** Begin Available data **
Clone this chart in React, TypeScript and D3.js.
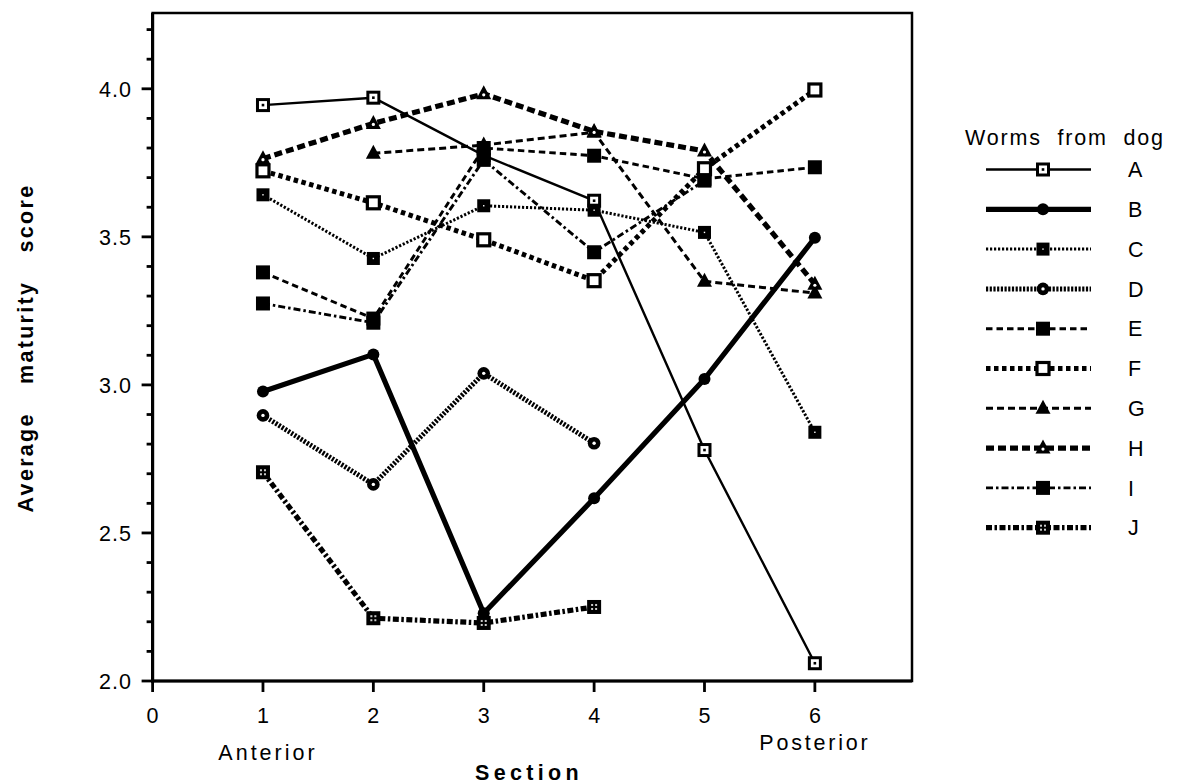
import React from "react";
import * as d3 from "d3";

const sections = [1, 2, 3, 4, 5, 6];
const seriesNames = ["A", "B", "C", "D", "E", "F", "G", "H", "I", "J"];
const valuesA = [3.945, 3.97, 3.775, 3.622, 2.78, 2.06];
const valuesB = [2.978, 3.103, 2.229, 2.617, 3.02, 3.497];
const valuesC = [3.642, 3.427, 3.605, 3.59, 3.515, 2.84];
const valuesD = [2.897, 2.664, 3.039, 2.803, null, null];
const valuesE = [3.38, 3.224, 3.8, 3.774, 3.696, 3.735];
const valuesF = [3.723, 3.615, 3.49, 3.352, 3.73, 3.996];
const valuesG = [null, 3.782, 3.81, 3.853, 3.35, 3.31];
const valuesH = [3.764, 3.883, 3.983, 3.856, 3.79, 3.34];
const valuesI = [3.275, 3.21, 3.76, 3.448, 3.69, null];
const valuesJ = [2.705, 2.212, 2.196, 2.25, null, null];
const xTicks = [0, 1, 2, 3, 4, 5, 6];
const yMajorTicks = [2.0, 2.5, 3.0, 3.5, 4.0];
const yMinorTicks = d3.range(2.1, 4.25, 0.1).map((v) => Math.round(v * 10) / 10).filter((v) => Math.round(v * 10) % 5 !== 0);

type Style = { width: number; dash: string | null; marker: string };
const styles: Record<string, Style> = {
  A: { width: 2.4, dash: null, marker: "sqDot" },
  B: { width: 5.2, dash: null, marker: "circle" },
  C: { width: 3, dash: "2.2 1.8", marker: "sqFilledDot" },
  D: { width: 5, dash: "2.2 1.5", marker: "circDot" },
  E: { width: 2.9, dash: "6.5 4", marker: "sqFilled" },
  F: { width: 5, dash: "4.5 3.5", marker: "sqOpen" },
  G: { width: 3, dash: "7 4", marker: "triFilled" },
  H: { width: 5.2, dash: "8 4", marker: "triOpen" },
  I: { width: 2.9, dash: "7 3 2.5 3", marker: "sqFilled" },
  J: { width: 5.2, dash: "6 2.5 2.5 2.5", marker: "sqGrid" },
};
const allValues: Record<string, (number | null)[]> = {
  A: valuesA, B: valuesB, C: valuesC, D: valuesD, E: valuesE,
  F: valuesF, G: valuesG, H: valuesH, I: valuesI, J: valuesJ,
};

const FONT = "'Liberation Sans', Arial, Helvetica, sans-serif";

function Marker({ type, cx, cy }: { type: string; cx: number; cy: number }) {
  switch (type) {
    case "sqDot":
      return (
        <g>
          <rect x={cx - 5.5} y={cy - 5.5} width={11} height={11} fill="#fff" stroke="#000" strokeWidth={3} />
          <rect x={cx - 1.3} y={cy - 1.3} width={2.6} height={2.6} fill="#000" />
        </g>
      );
    case "circle":
      return <circle cx={cx} cy={cy} r={6} fill="#000" />;
    case "sqFilledDot":
      return (
        <g>
          <rect x={cx - 6.5} y={cy - 6.5} width={13} height={13} fill="#000" />
          <rect x={cx - 0.7} y={cy - 0.7} width={1.4} height={1.4} fill="#fff" />
        </g>
      );
    case "circDot":
      return (
        <g>
          <circle cx={cx} cy={cy} r={6.3} fill="#000" />
          <circle cx={cx} cy={cy} r={1.7} fill="#fff" />
        </g>
      );
    case "sqFilled":
      return <rect x={cx - 7} y={cy - 7} width={14} height={14} fill="#000" />;
    case "sqOpen":
      return <rect x={cx - 6} y={cy - 6} width={12} height={12} fill="#fff" stroke="#000" strokeWidth={3.2} />;
    case "triFilled":
      return <path d={`M${cx},${cy - 8.5}L${cx + 7.5},${cy + 5.5}L${cx - 7.5},${cy + 5.5}Z`} fill="#000" />;
    case "triOpen":
      return (
        <g>
          <path d={`M${cx},${cy - 8.5}L${cx + 7.5},${cy + 5.5}L${cx - 7.5},${cy + 5.5}Z`} fill="#000" />
          <circle cx={cx} cy={cy + 1} r={1.6} fill="#fff" />
        </g>
      );
    case "sqGrid":
      return (
        <g>
          <rect x={cx - 7} y={cy - 7} width={14} height={14} fill="#000" />
          <rect x={cx - 3} y={cy - 3} width={2} height={2} fill="#fff" opacity={0.8} />
          <rect x={cx + 1} y={cy - 3} width={2} height={2} fill="#fff" opacity={0.8} />
          <rect x={cx - 3} y={cy + 1} width={2} height={2} fill="#fff" opacity={0.8} />
          <rect x={cx + 1} y={cy + 1} width={2} height={2} fill="#fff" opacity={0.8} />
        </g>
      );
    default:
      return null;
  }
}

export default function App() {
  const W = 1179, H = 784;
  const left = 152.6, right = 912, top = 13, bottom = 681;
  const x = d3.scaleLinear().domain([0, 6.88]).range([left, right]);
  const y = d3.scaleLinear().domain([2, 4.256]).range([bottom, top]);

  const lineGen = d3
    .line<number | null>()
    .defined((d) => d != null)
    .x((_, i) => x(sections[i]))
    .y((d) => y(d as number));

  const legendX1 = 986, legendX2 = 1091, legendMX = 1043, legendY0 = 169.5, legendStep = 39.8;

  return (
    <svg width={W} height={H} style={{ position: "absolute", left: 0, top: 0, background: "#fff" }} fontFamily={FONT}>
      <rect x={0} y={0} width={W} height={H} fill="#fff" />
      {/* series lines */}
      {seriesNames.map((name) => {
        const s = styles[name];
        return (
          <path
            key={"l" + name}
            d={lineGen(allValues[name]) || ""}
            fill="none"
            stroke="#000"
            strokeWidth={s.width}
            strokeDasharray={s.dash || undefined}
            strokeLinejoin="round"
          />
        );
      })}
      {/* markers */}
      {seriesNames.map((name) =>
        allValues[name].map((v, i) =>
          v == null ? null : <Marker key={name + i} type={styles[name].marker} cx={x(sections[i])} cy={y(v)} />
        )
      )}
      {/* frame */}
      <rect x={left} y={top} width={right - left} height={bottom - top} fill="none" stroke="#000" strokeWidth={2.5} />
      <line x1={left} x2={left} y1={top} y2={bottom + 1.5} stroke="#000" strokeWidth={3.2} />
      <line x1={left - 1.5} x2={right} y1={bottom} y2={bottom} stroke="#000" strokeWidth={3.2} />
      {/* y ticks */}
      {yMajorTicks.map((t) => (
        <g key={"ym" + t}>
          <line x1={left - 11} x2={left} y1={y(t)} y2={y(t)} stroke="#000" strokeWidth={2.8} />
          <text x={132} y={y(t)} dy="0.36em" textAnchor="end" fontSize={21.5} letterSpacing={1}>
            {t.toFixed(1)}
          </text>
        </g>
      ))}
      {yMinorTicks.map((t) => (
        <line key={"yn" + t} x1={left - 6} x2={left} y1={y(t)} y2={y(t)} stroke="#000" strokeWidth={2.8} />
      ))}
      {/* x ticks */}
      {xTicks.map((t) => (
        <g key={"x" + t}>
          <line x1={x(t)} x2={x(t)} y1={bottom} y2={bottom + 11} stroke="#000" strokeWidth={2.8} />
          <text x={x(t)} y={723} textAnchor="middle" fontSize={21.5}>
            {t}
          </text>
        </g>
      ))}
      <text x={x(1) + 5} y={760} textAnchor="middle" fontSize={21.5} letterSpacing={3}>
        Anterior
      </text>
      <text x={x(6)} y={750} textAnchor="middle" fontSize={21.5} letterSpacing={2.8}>
        Posterior
      </text>
      <text x={529} y={780} textAnchor="middle" fontSize={21.5} fontWeight="bold" letterSpacing={4.3}>
        Section
      </text>
      <text
        transform={`translate(33,${348}) rotate(-90)`}
        textAnchor="middle"
        fontSize={21.5}
        fontWeight="bold"
        letterSpacing={2.3}
        style={{ wordSpacing: "20px" }}
      >
        Average maturity score
      </text>
      {/* legend */}
      <text x={965} y={145} fontSize={21.5} letterSpacing={1.8} style={{ wordSpacing: "8px" }}>
        Worms from dog
      </text>
      {seriesNames.map((name, i) => {
        const s = styles[name];
        const ly = legendY0 + i * legendStep;
        return (
          <g key={"lg" + name}>
            <line
              x1={legendX1}
              x2={legendX2}
              y1={ly}
              y2={ly}
              stroke="#000"
              strokeWidth={s.width}
              strokeDasharray={s.dash || undefined}
            />
            <Marker type={s.marker} cx={legendMX} cy={ly} />
            <text x={1128} y={ly} dy="0.36em" fontSize={21.5}>
              {name}
            </text>
          </g>
        );
      })}
    </svg>
  );
}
** End Available data **
▶ _Work to complete_
Omitting all pictures, restate exactly the lines of the material from its start through the line that contains "import * as".

▶ _Reply to the task_
Clone this chart in React, TypeScript and D3.js.
import React from "react";
import * as d3 from "d3";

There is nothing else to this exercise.